→ **To do**:
Print word for word the first line of the listing below and every line after it, through the line with "const counts = [130];". Leave out the pictures and the rest.

→ **Information supplied**:
• • •

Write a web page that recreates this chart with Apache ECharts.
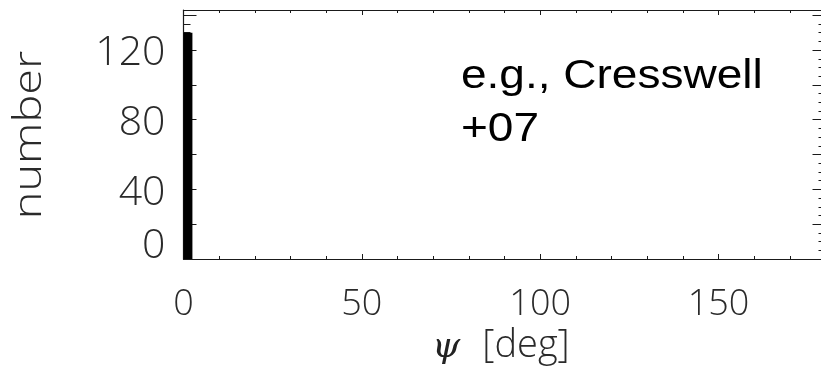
<!DOCTYPE html>
<html>
<head>
<meta charset="utf-8">
<script src="https://cdn.jsdelivr.net/npm/echarts@6/dist/echarts.min.js"></script>
<style>
  html, body { margin: 0; padding: 0; background: #fff; }
  #chart { width: 821px; height: 368px; }
</style>
</head>
<body>
<div id="chart"></div>
<script>
// Histogram of the angle psi (degrees): one occupied bin near zero.
const binStart = [0];
const binEnd = [2.5];
const counts = [130];

// Axis ranges and labelled ticks
const xRange = [0, 180];
const xTickLabels = [0, 50, 100, 150];
const yRange = [0, 143];
const yTickLabels = [0, 40, 80, 120];

const thinFont = '"Open Sans"';
const thinWeight = 300;
const labelInk = '#2a2a2a';
const ink = '#1a1a1a';

const bins = binStart.map((s, i) => [s, binEnd[i], counts[i]]);

function xAxisCommon(extra) {
  return Object.assign({
    type: 'value',
    min: xRange[0],
    max: xRange[1],
    interval: 50,
    axisLine: { show: true, onZero: false, lineStyle: { color: ink, width: 1.2 } },
    axisTick: { show: true, inside: true, length: 5, lineStyle: { color: ink, width: 1 } },
    minorTick: { show: true, splitNumber: 5, length: 3, lineStyle: { color: ink, width: 1 } },
    splitLine: { show: false }
  }, extra);
}

function yAxisCommon(extra) {
  return Object.assign({
    type: 'value',
    min: yRange[0],
    max: yRange[1],
    interval: 20,
    axisLine: { show: true, onZero: false, lineStyle: { color: ink, width: 1.2 } },
    axisTick: { show: true, inside: true, length: 13, lineStyle: { color: ink, width: 1 } },
    minorTick: { show: true, splitNumber: 4, length: 7, lineStyle: { color: ink, width: 1 } },
    splitLine: { show: false }
  }, extra);
}

const chart = echarts.init(document.getElementById('chart'), null, { renderer: 'canvas' });

chart.setOption({
  animation: false,
  backgroundColor: '#fff',
  grid: {
    left: 183.5, width: 642, top: 10, height: 249,
    containLabel: false,
    outerBoundsMode: 'none'
  },
  xAxis: [
    xAxisCommon({
      position: 'bottom',
      axisLabel: {
        show: true,
        margin: 28,
        fontFamily: thinFont,
        fontWeight: thinWeight,
        fontSize: 36,
        color: labelInk,
        formatter: v => (xTickLabels.includes(v) ? String(v) : '')
      }
    }),
    xAxisCommon({ position: 'top', axisLabel: { show: false } })
  ],
  yAxis: [
    yAxisCommon({
      position: 'left',
      axisLabel: {
        show: true,
        margin: 18,
        fontFamily: thinFont,
        fontWeight: thinWeight,
        fontSize: 41,
        color: labelInk,
        formatter: v => {
          if (!yTickLabels.includes(v)) return '';
          return v === 0 ? '{z|0}' : '{n|' + v + '}';
        },
        rich: {
          n: { fontFamily: thinFont, fontWeight: thinWeight, fontSize: 41, color: labelInk, padding: [7, 0, 0, 0] },
          z: { fontFamily: thinFont, fontWeight: thinWeight, fontSize: 41, color: labelInk, padding: [0, 0, 26, 0] }
        }
      }
    }),
    yAxisCommon({ position: 'right', axisLabel: { show: false } })
  ],
  series: [
    {
      type: 'custom',
      xAxisIndex: 0,
      yAxisIndex: 0,
      data: bins,
      renderItem: (params, api) => {
        const p0 = api.coord([api.value(0), 0]);
        const p1 = api.coord([api.value(1), api.value(2)]);
        return {
          type: 'rect',
          shape: { x: p0[0], y: p1[1], width: p1[0] - p0[0], height: p0[1] - p1[1] },
          style: { fill: '#000' }
        };
      }
    }
  ],
  graphic: [
    {
      type: 'text',
      x: 30,
      y: 135,
      rotation: Math.PI / 2,
      scaleX: 1.2,
      style: {
        text: 'number',
        font: '300 39px "Open Sans"',
        fill: labelInk,
        align: 'center',
        verticalAlign: 'middle'
      }
    },
    {
      type: 'text',
      x: 446,
      y: 348,
      style: {
        text: 'ψ',
        font: 'italic 36px "DejaVu Serif"',
        fill: '#222',
        align: 'center',
        verticalAlign: 'middle'
      }
    },
    {
      type: 'text',
      x: 526,
      y: 346,
      style: {
        text: '[deg]',
        font: '300 38px "Open Sans"',
        fill: labelInk,
        align: 'center',
        verticalAlign: 'middle'
      }
    },
    {
      type: 'text',
      x: 461,
      y: 76.5,
      scaleX: 1.15,
      style: {
        text: 'e.g., Cresswell',
        font: '40px "Liberation Sans"',
        fill: '#000',
        align: 'left',
        verticalAlign: 'middle'
      }
    },
    {
      type: 'text',
      x: 461,
      y: 129.5,
      scaleX: 1.15,
      style: {
        text: '+07',
        font: '40px "Liberation Sans"',
        fill: '#000',
        align: 'left',
        verticalAlign: 'middle'
      }
    }
  ]
});
</script>
</body>
</html>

• • •

→ **Task response**:
Write a web page that recreates this chart with Apache ECharts.
<!DOCTYPE html>
<html>
<head>
<meta charset="utf-8">
<script src="https://cdn.jsdelivr.net/npm/echarts@6/dist/echarts.min.js"></script>
<style>
  html, body { margin: 0; padding: 0; background: #fff; }
  #chart { width: 821px; height: 368px; }
</style>
</head>
<body>
<div id="chart"></div>
<script>
// Histogram of the angle psi (degrees): one occupied bin near zero.
const binStart = [0];
const binEnd = [2.5];
const counts = [130];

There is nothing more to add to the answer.